Le vrai chef…espoir de développement
Le vrai chef, se serait le Mwami Kadogo. Ce vieux connu pour son patriotisme et son attachement à sa population a pourtant fait le frais des menaces. Alors que la commission d’arbitrage des conflits coutumiers travaillait au bureau du territoire, des centaines de jeunes ont été mobilisés enfin de barrer tout passage à celui que le Binza attend pour son décollage socio-économique. C’était un coup monté par ses détracteurs, certains notables concurrents, nous avouera plutard un des jeunes mobilisés.
De la ligné royale de Binza, Amisi Kadogo Bikamiro, bénéficie pourtant du soutien de la famille royale et des gardiens de coutume. Appuyer par toute la notabilité de Kisharo en passant par Nyamilima, Ishasha,…ce mwami investi officiellement par son arrêté de reconnaissance du ministère de l’intérieur, n’a jamais eu le beau temps de s’installer dans le palais royal de Kisharo.
Pour cause, la route menant à son groupement est toujours infestée par ses adversaires. Prêts à tout, même sa mort renseigne des nombreuses sources. Des protagonistes bénéficieraient même d’une main politico-sécuritaire latente mais dénoncée par la population. Des hommes et des femmes, dont l’espoir de tout développement passerait par le retour de celui qu’ils considèrent à leurs yeux comme le véritable chef de groupement.
Pour cela, il faudra d’abord, permettre à la commission d’arbitrage en appui au ministère de la décentralisation et affaires coutumières, visiblement décidé à mettre fin à ce conflits qui a trop duré, a remplir fidèlement sa mission. Si non, le Binza sans chef, serait condamné à un sous développement à grande vitesse.

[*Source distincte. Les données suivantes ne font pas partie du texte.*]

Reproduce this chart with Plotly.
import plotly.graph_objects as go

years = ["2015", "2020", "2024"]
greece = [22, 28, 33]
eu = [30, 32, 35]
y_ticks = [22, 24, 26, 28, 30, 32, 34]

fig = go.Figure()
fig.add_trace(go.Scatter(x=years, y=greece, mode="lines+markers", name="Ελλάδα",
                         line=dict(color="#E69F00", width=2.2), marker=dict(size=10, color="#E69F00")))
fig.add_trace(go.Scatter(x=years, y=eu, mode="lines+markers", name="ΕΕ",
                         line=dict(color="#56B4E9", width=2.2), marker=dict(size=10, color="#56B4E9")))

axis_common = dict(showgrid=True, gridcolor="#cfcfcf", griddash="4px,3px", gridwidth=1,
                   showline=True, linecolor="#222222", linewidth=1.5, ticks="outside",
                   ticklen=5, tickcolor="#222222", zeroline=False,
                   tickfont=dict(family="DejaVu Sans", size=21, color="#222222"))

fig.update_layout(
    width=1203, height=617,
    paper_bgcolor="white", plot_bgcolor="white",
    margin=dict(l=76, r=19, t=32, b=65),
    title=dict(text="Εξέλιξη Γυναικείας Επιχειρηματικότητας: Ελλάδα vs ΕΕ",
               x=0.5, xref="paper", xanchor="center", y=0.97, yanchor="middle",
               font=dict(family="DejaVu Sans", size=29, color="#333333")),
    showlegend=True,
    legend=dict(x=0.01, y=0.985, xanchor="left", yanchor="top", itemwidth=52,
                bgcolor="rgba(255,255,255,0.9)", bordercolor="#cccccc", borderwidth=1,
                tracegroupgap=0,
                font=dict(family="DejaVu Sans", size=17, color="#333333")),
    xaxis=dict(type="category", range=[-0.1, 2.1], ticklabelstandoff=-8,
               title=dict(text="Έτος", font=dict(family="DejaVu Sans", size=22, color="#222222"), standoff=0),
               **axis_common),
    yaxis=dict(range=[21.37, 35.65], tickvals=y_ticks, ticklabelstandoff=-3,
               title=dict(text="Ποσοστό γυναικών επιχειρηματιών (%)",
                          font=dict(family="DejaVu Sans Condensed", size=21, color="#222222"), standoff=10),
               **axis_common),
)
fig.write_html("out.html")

Anéantissant même les rares et louables efforts consentis par sa dynamique population qui a même promis de faciliter l’acheminement du Mwami Kadogo Bikamiro, jusqu’à Kisharo, une fois que le ministère de tutelle aura levé le voile. ‘’C’est lui notre Mwami, la population est prête à lui assurer le nécessaire, le transport compris, pour qu’il s’installe dans son fauteuil’’, promettait un notable présent à la réunion de la commission à Rutshuru en novembre dernier.